By Mahek Khetani | Staff Writer
A guy walks into a bar. After a few drinks he leaves along with a pretty blonde. So they must have hooked up? But wait, isn’t she dating that rugged poet guy? Must be having an affair then. And also, why did she only order club soda? Whoa, she’s totally pregnant, isn’t she?
Pause. When did life become a telenovela? Scandals and gossip fuel us no doubt, but why are we so quick to believe anything we hear/read without checking the details?
“We’re more naive due to our desensitization to real world situations. Nowadays all the information we need is accessible from home. From this, there’s a lack of actual experience. We believe whatever is out there because we don’t know anything different beyond our own comfort zone,” said sophomore Lindsay Willson.
It’s as if we’ve become allergic to curiosity and immune to headlines. The general idea is more important than any contradicting details that may broaden our perspective. This could partly be because of things like the 140 character limit on Twitter. We give our attention to the ten word tweet from E! or CNN rather than clicking on the link to the full story.
“Before the introduction to social media and the internet, people had to actually go out into the world and experience it in order to learn anything. Now that information is easily accessible, there isn’t a need to experience, therefore the world is what we see through a computer/TV screen ,” Willson added.
Social media has been the catalyst to this level of naivety the world has. With it, we’re able to trick our peers into thinking we pulled through that 22 day vegan diet or benched pressed 150 pounds because of that sweaty gym selfie. (Seriously guys, that makes you look like such a tool.)
“Enhancing your life through white lies seems to empower people a bit. Because no matter how unique we try to be, we’re all aiming for the same goal, to impress others. Our egos really come to light in a competitive time period like this. So when we come across something a friend posted online, that may or may not be true, but makes them seem ‘cooler,’ we have to outshine them. And we do that through ranting about that indie band we act like we’ve known forever or talking about yoga as if we’ve mastered it but in reality, we can’t even touch our toes. It’s all just attitude functions,” said Psychology major Andreas Remi.
Who you are online has become your identifier. And being able to build your life behind a keyboard shouldn’t be inconvenient at all, but what happens when the caps lock key isn’t enough to slap sense into others.
“People are so naive it’s crazy. This one guy was trying to show me up online, acting really vigorous, trying to make people believe he was a tough guy, but when we were finally face to face, he just ran. But of course thanks to the constant posts online from him and his friends, no one believed me when I said he chickened out in person. And what’s sad is that it’s literally that easy to be victimized by one ridiculous post,” said sophomore Thomas Burchfield.
It’s similar to History class when we learned about the crazy forms of propaganda that were used to persuade civilians into doing what the Government wanted them to? And remember how ¾ of the class scoffed that anyone could actually give into that? Well, looks like the 21st century isn’t as advanced as we thought.
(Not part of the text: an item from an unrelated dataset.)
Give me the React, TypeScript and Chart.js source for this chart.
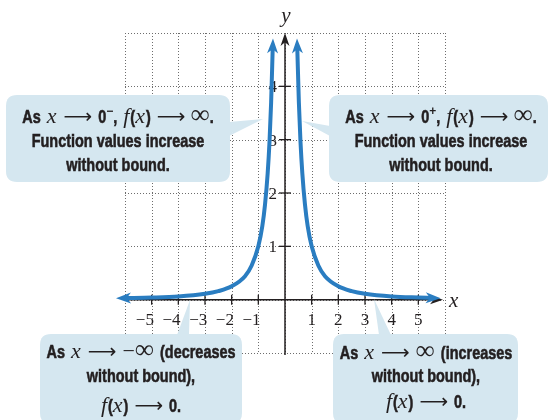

“I think we’re easily influenced because of the pressure in any form of media, like commercials/tv shows, can have on people, girls in particular. They see the flawless photoshopped girls on tv and they think it’s the only way to be ‘popular’ and guys see these super toned model like men who always get the girls. By having these images out there kids are constantly changing their minds about what’s “cool” and how to dress/look/act cool, so any other decision they make they feel as though they need the acceptance of others to do so for people to have confidence,” said junior Megan O’Brien.
Forms of influence that O’Brien described have tricked people into thinking that we have to be what we see in the world, rather than the change we’re supposed to be.
“I think that all of us, when young, are somewhat insecure and unsure of ourselves and that leads us to be more open to the influence of others. That influence can be either good or bad, but can ultimately begin to shape us. An thing like propaganda appeals to the emotional part of a person’s brain as opposed to the logical part, a lot of people are swayed by this. That’s why celebrities are often used to sell products because advertisers are hoping that people will then later associate that product with someone they admire,” said AP psychology teacher Patricia Castellanos.
Using the same face as wash Katy Perry gets paid to promote somehow gives consumers all the reassurance they need in a product. However, this level of naivety is not seen in those less intelligent but those whose self esteem may be lacking. Those who are a bit more individual or ‘hipster’ as many would say, are the people who have the confidence without needing the media as a contribution.
“With confidence there’s no need to be influenced by others and I think that people have either no confidence at all, or they’re completely full of it to where it’s a bad thing. People are really competitive to be the best at something so if they are good it whatever it is they’ll flaunt it, and since people are so quick to see what they believe, all that matters is how you portray yourself. The result is in the hands of society,” O’Brien said.